Writing last week about endings to novels got me thinking about John Cheever, a writer whose work I've admired for a long, long time. A prep-school dropout, Cheever earned a solid reputation as a short-story writer, but he felt neglected and slighted by critics who thought him incapable of pulling off a novel. Not so. THE WAPSHOT CHRONICLE, published in 1957, and based heavily upon the author's own New England family, won the 1958 National Book Award. It's a story both wildly funny and indescribably sad, with characters who've refused to leave my mind over the thirty-odd years since I first read the book.
Religious faith was a linchpin of Cheever's life; though not a regular churchgoer, he was a committed Episcopalian. On the other hand, I have difficulty taking anything on faith, and the only reasonable reply I can imagine to questions on the existence or the nature of God is "I don't know. I can't know." So, how is it I find the last page of THE WAPSHOT CHRONICLE so deeply satisfying that I can quote it here from memory?
"Fear tastes like a rusty knife, and do not let her into your house. Courage tastes of blood. Stand up straight. Admire the world. Relish the love of a gentle woman. Trust in the Lord."

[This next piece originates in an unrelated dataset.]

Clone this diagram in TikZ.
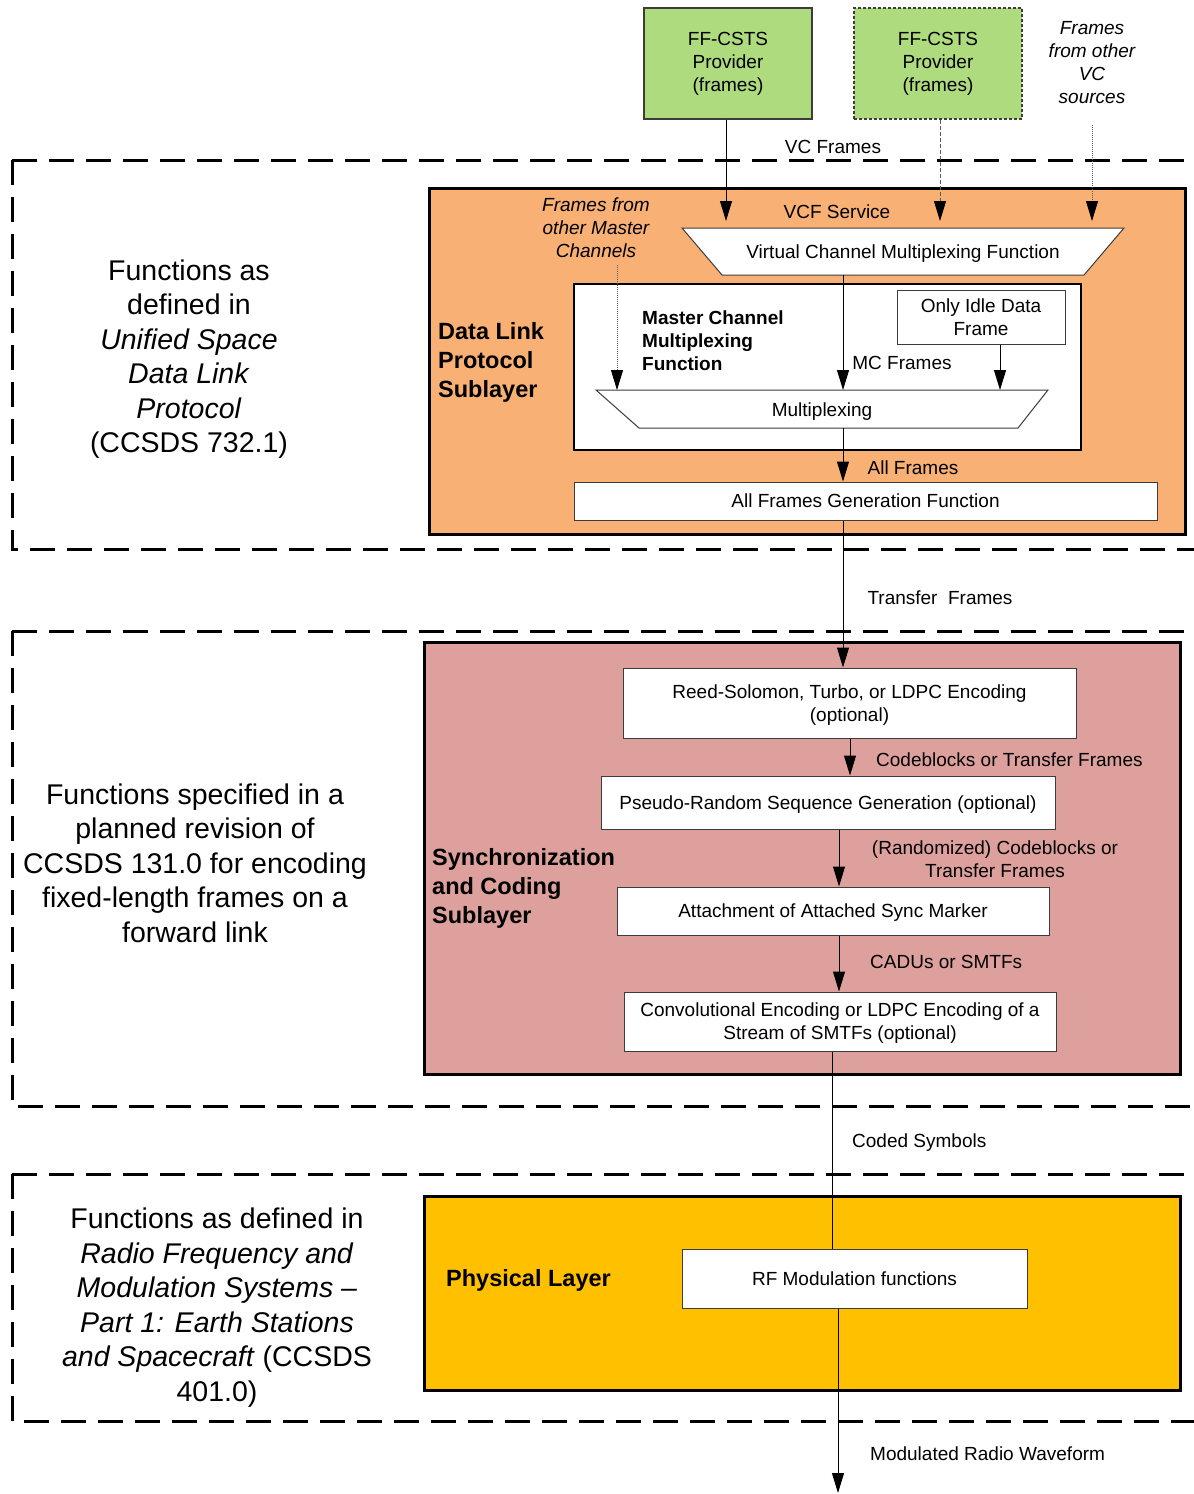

That's the conclusion of a note titled "Advice to my Sons," written by Captain Leander Wapshot, the protagonist of Cheever's story, and found in the family Bible by Leander's younger son, Coverly, after the old man's death. When I read that passage, I smiled, closed the book - reluctantly - and said, "Yeah." Spot-on perfect exit lines for Leander, who struggled his life long with demons very much like those that afflicted his creator. Throughout the story, the Captain grappled for meaning, describing his troubled searches through quirky entries in a diary and letters to his sons.